# Statistics for Computer Scientists

Course
2024-2025

Not applicable.

## Description

Statistics is the science concerning the description and analysis of data, with the aim to draw generally valid conclusions. Statistics forms the core of many methods in data science and artificial intelligence, making it an essential foundation for other courses (e.g., machine learning, data mining).

The focus of the course is on thoroughly understanding and correctly applying statistical methods, not on the formal justification or derivation of those methods. We consider both descriptive statistics, i.e., methods for describing a given collection of data, and inferential statistics, i.e., methods for inferring properties of a population based on a limited yet respresentative sample.

The course introduces the necessary basic concepts (probability, random variables, statistics, parameters, probability distributions, inference, point and interval estimates, hypothesis testing), various inference methods for specific parameters (e.g., for a single mean or proportion, for two samples, for correlelation, ...), and methods for constructing predictive models (linear regression).

## Course objectives

At the end of the course, students should be able to:

• Explain basic probability concepts, such as outcome space, events, random variables, independence, and various types of probability distributions (including population, sample, sampling, normal distributions).

• Summarise a dataset using appropriate descriptive statistics (including numeric ones such as the mean, median, mode, and standard deviation, and graphical ones such as bar plots, scatter plots, and box plots).

• Explain various data collection methods (such as simple random, cluster, stratified, and multistage sampling), and their potential forms of bias (including selection, response, and non-responsed bias).

• Explain the central limit theorem, the concepts of hypothesis testing, hypothesis pairs, Type I and Type II errors, and supervised learning and model selection.

• Identify the appropriate statistical method (from estimation and hypothesis testing) for a research question.

• Perform various estimates and statistical tests by hand, including point estimates, confidence intervals, and one-sample and two-sample tests for a mean and proportion, the Chi-square test, and F-test.

• Interpret (software) results from estimates and statistical tests (including all mentioned in the previous learning outcome).

• Construct a (simple and multiple) linear regression model, interpret its results, and test for independence.

• Discuss limitations of statistical inference and especially statistical hypothesis testing, including the concepts of p-hacking and publication bias.

## Timetable

In MyTimetable, you can find all course and programme schedules, allowing you to create your personal timetable.
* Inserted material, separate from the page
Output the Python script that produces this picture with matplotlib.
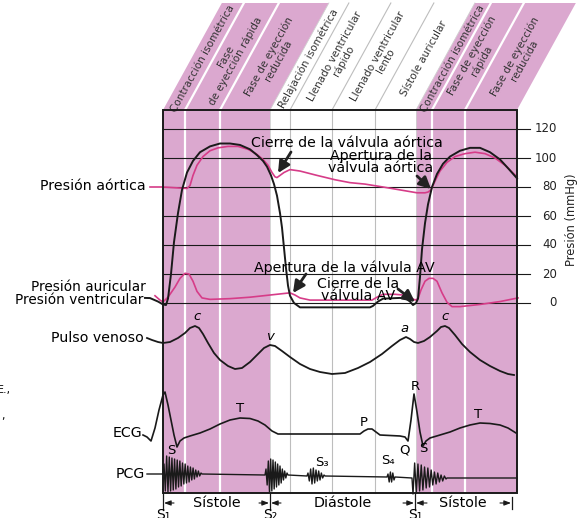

Activities for which you have enrolled via MyStudyMap will automatically appear in your timetable.

Additionally, you can easily link MyTimetable to a calendar app on your phone, and schedule changes will be automatically updated in your calendar. You can also choose to receive email notifications about schedule changes. You can enable notifications in Settings after logging in.

Questions? Watch the video, read the instructions, or contact the ISSC helpdesk.

Note: Joint Degree students from Leiden/Delft need to combine information from both the Leiden and Delft MyTimetables to see a complete schedule. This video explains how to do it.

## Mode of instruction

One 2-hour lecture and one 2-hour tutorial per week.

## Assessment method

• There will be an in-person written, open-book exam.

• During the semester there will be two assignments that are to be made individually and submitted via Brightspace.

• The assignments are not mandatory, do not have any resit possibilities, and grades from previous years cannot be used.

• Final grade F will be computed as
F = max(E, 0.1 A + 0.9 E),
where E is the grade for the exam and A is the average of the grades for the two assignments.

The teacher will inform the students how the inspection of and follow-up discussion of the exams will take place.

• Statistical Methods for the Social Sciences, Global Edition – Fifth Edition, Alan Agresti, Pearson Education, ISBN 9781292220314. Needed for tutorials and open-book exam, hence having a physical copy is mandatory. (Pearson New International Edition – Fourth Edition, ISBN 9781292021669 is also allowed.)

• The slides that will be published via Brightspace.

## Registration

As a student, you are responsible for enrolling on time through MyStudyMap.

In this short video, you can see step-by-step how to enrol for courses in MyStudyMap.
Extensive information about the operation of MyStudyMap can be found here.

There are two enrolment periods per year:

• Enrolment for the fall opens in July

• Enrolment for the spring opens in December

Note:

• It is mandatory to enrol for all activities of a course that you are going to follow.

• Your enrolment is only complete when you submit your course planning in the ‘Ready for enrolment’ tab by clicking ‘Send’.

• Not being enrolled for an exam/resit means that you are not allowed to participate in the exam/resit.

## Contact

Marieke Vinkenoog

Matthijs van Leeuwen

## Remarks

Software
Starting from the 2024/2025 academic year, the Faculty of Science will use the software distribution platform Academic Software. Through this platform, you can access the software needed for specific courses in your studies. For some software, your laptop must meet certain system requirements, which will be specified with the software. It is important to install the software before the start of the course. More information about the laptop requirements can be found on the student website.